We can see from the table above that while 17% of users in test are from Argentina, only 5% of them are in control. And, while 1.7% of users from Uruguay are in test, hardly any of them (0.2%) are in control. The difference in conversion rate may well be because the two user groups are different.
The negative t-statistic means that the two countries (Argentina and Uruguay) are over/under represented in the test and that the bias is statistically significant.
After we control for country, we see that the test clearly appears non-significant. Since the test did not improve conversion rate, we can conclude that it was not a success. We do know, however, that the localized translation did not make things any worse.
At this point there are 2 things that can be done:
- Let engineering know of the bug in the test, fix it and re-run the test.
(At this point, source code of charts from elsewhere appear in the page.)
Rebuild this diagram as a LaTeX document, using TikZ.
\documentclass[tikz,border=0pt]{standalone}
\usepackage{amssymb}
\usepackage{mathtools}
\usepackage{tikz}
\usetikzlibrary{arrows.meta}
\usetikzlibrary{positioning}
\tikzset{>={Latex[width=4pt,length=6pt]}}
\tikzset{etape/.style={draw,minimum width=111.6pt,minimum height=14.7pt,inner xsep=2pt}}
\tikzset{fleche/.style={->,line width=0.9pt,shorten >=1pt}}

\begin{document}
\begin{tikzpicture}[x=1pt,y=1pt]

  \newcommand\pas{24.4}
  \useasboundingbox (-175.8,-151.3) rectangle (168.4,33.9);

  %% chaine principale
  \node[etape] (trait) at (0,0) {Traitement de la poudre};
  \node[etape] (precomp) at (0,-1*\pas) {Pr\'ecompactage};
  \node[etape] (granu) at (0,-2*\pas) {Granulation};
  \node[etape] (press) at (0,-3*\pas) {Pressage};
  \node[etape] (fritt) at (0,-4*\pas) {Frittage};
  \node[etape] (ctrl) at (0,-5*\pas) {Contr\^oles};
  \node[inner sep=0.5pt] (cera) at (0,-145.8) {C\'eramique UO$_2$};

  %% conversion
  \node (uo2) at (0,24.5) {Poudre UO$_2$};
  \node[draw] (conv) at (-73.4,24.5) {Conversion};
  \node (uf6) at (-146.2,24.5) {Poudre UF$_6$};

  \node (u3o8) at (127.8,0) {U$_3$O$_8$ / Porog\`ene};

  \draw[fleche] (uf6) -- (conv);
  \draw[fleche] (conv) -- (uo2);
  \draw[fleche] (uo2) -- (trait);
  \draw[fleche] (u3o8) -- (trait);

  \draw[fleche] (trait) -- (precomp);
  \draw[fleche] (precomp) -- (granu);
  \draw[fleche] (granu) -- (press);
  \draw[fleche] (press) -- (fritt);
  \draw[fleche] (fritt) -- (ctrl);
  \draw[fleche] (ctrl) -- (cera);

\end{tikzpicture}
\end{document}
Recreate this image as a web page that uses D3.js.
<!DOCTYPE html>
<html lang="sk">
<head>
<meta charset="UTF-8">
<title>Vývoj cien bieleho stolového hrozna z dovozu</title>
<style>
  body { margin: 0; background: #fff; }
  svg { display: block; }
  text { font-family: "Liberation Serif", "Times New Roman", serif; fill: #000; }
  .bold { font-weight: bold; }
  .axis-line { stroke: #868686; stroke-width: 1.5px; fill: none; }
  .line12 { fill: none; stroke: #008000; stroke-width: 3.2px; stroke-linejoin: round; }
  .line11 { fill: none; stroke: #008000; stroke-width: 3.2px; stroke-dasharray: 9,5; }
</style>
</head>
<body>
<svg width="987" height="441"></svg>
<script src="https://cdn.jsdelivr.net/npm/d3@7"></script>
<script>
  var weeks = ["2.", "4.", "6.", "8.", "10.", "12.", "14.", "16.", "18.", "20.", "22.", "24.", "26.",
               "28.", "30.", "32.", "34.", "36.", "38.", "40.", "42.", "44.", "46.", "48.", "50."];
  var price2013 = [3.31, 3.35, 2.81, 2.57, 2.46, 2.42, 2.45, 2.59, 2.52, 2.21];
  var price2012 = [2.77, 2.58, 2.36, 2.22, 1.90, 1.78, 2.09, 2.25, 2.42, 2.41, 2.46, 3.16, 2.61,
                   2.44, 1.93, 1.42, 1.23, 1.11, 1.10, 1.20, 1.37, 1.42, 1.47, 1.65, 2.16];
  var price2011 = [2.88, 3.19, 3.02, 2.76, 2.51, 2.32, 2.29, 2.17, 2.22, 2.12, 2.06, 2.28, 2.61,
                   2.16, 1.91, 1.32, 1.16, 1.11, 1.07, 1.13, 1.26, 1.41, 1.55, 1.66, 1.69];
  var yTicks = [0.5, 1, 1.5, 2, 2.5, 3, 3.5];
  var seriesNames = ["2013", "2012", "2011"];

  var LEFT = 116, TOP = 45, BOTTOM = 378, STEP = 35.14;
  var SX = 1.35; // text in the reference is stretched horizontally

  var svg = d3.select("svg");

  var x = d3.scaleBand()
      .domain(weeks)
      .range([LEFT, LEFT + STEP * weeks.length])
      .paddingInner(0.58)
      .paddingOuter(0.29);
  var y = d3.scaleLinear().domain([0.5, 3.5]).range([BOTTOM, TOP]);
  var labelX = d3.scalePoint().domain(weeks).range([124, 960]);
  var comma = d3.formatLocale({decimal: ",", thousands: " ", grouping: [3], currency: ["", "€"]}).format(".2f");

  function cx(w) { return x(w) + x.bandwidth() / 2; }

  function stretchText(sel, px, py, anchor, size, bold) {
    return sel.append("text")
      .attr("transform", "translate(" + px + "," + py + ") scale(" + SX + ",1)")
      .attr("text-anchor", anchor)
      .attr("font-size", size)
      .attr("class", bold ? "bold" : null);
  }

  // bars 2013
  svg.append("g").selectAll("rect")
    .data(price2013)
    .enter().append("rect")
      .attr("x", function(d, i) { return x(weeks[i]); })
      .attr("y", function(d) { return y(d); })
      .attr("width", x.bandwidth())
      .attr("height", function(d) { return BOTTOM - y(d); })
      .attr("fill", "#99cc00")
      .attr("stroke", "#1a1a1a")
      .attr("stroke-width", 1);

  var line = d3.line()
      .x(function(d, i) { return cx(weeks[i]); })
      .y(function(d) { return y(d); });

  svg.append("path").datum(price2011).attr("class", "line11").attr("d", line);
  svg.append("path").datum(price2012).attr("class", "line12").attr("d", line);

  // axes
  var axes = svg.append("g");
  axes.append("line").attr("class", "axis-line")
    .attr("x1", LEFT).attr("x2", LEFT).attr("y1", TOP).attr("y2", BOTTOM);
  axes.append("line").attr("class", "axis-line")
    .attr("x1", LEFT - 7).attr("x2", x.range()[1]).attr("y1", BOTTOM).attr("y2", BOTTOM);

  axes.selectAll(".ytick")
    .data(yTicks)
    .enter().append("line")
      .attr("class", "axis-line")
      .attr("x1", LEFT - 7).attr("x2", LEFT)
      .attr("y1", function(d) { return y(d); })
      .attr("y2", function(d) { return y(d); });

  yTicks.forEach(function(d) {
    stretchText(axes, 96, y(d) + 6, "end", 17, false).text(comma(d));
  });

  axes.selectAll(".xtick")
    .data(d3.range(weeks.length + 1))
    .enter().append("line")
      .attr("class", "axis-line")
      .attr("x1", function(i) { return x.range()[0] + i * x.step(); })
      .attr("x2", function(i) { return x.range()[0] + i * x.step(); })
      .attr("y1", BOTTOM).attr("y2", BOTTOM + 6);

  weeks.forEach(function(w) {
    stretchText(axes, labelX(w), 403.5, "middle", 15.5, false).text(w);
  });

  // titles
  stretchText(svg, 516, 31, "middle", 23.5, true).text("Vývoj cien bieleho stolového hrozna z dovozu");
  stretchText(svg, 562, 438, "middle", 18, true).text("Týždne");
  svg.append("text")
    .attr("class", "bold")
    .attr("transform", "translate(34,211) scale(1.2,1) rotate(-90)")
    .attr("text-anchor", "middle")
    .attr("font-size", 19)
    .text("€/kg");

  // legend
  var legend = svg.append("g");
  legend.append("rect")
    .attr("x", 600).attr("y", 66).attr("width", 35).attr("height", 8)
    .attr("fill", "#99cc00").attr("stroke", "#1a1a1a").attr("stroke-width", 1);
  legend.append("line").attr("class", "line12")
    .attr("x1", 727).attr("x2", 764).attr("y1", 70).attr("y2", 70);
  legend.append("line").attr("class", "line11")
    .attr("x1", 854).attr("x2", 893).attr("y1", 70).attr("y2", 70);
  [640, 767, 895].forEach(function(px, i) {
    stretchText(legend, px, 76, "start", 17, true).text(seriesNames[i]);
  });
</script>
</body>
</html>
During the process of finding out what went wrong, we may discover other things that could be wrong. So it is important to get to the bottom of it.
- If we find out that for some reason there was a problem with only those two countries, we can potentially adjust the populations such that the relative frequencies become the same and then re-check the results.
It is common to see non-significant test results after conducting an A/B test. What constitutes significance comes from product teams who take the 'cost of making a change' into consideration. Since a lot of the times this cost can be large, even if the test is barely a success, the product team may decide to go against making that change.